Returning now to the
subject of the tin mines of Cornwall, we have seen that Greeks and Romans
called our Islands the Cassiterides. May I suggest that just as the family of
Kesed became Tinners, and gave their name to the people later to be called
Chaldees, so making that region of Babylonia famous for its Tin working, so
Britain (and particularly Cornwall) became famous as the SOURCE of much of the
Tin, thereby attracting that name which is derived from Kesed. When in later
times Joseph of Arimathea came to Britain with a number of his fellow-brethren,
they were called Culdees, a word which has attracted a lot of attention, and
received numerous possible interpretations, but seems to me to be so similar to
Chaldees that the point was only missed because the Chaldees have not hitherto
been seen to be amongst the first to smelt and use Tin. Joseph, being in the
Tin Trade, as so many Cornish legends declare, could not help but be called
Chaldee, inasmuch as the name was IN THOSE DAYS still understood to be
connected with the Semitic people who worked Tin.
Linguists who have studied
the Cornish language declare that many words can be traced to a primary Hebrew
source, and I would like to illustrate this by reference to just one word, and
its "family tree". The word is HORN. Now, if we look at this English
word from the viewpoint of ancient languages, we can straightway eliminate the
vowel O, and are left with a triliteral root of H-R-N. This derives from the
Hebrew KEREN, which is again, K-R-N. Our English word therefore comes from the
Hebrew. But in Cornwall, the whole peninsula was once considered the "Horn
of England", and therefore its Cornish name became Kernew.

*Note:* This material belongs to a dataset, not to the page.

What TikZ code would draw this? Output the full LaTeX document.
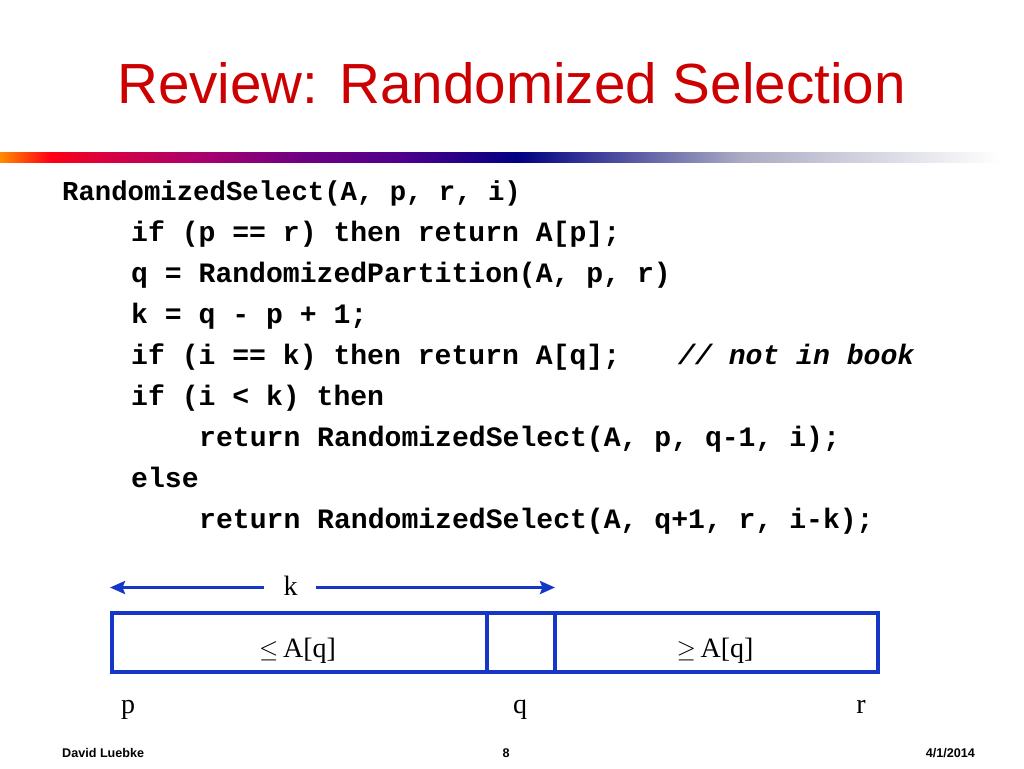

The K-R-N is still visible. Furthermore, a rocky prominence in Cornwall is
known as a CARN, again showing the root. Of passing interest it may be said
that this triliteral word is found in almost all languages, for example, Gothic
HAURN, Celtic CORN, Latin CORNU, Italian CORNO, Dutch HOREN, Spanish CUERNO,
French CORNE. And the original Hebrew KEREN is identical in Syriac and Arabic
as well. The only major language that hasn’t kept to the triliteral rule
is Greek, where the word became KEREIA, the final N being left out.
Our English word Tin
derives from the Cornish Sten (pronounced Stayn), which in turn comes from the
Latin Stannum, from which comes the word Stanneries, where Tin is smelted. The
influence of Greece, Rome, and the Hebrews is all too evident to be dismissed
in Cornwall. Jew is Yedhow, a Jewess is Yedhowes, Hebrew is Yedhowek, showing
the connection with Judah, which was pronounced Yehudah by the Jews. Silver is
Arghans (Latin Argentum), Lead is Plom (Latin Plumbum) and Copper is Cober
(Latin Cuprum, the same as Cyprus, where much ancient copper was mined, and
which gave its name to the island, in the same way that we referred above to
England's "Potteries", and "Black Country".)
In all these
investigations, there is much to learn, and great excitement when connections
are made which explain and elucidate ancient history quite apart from
archaeology. I hope that this paper has been of interest and help to those who
read it, as much as the satisfaction I obtained in the studies I undertook.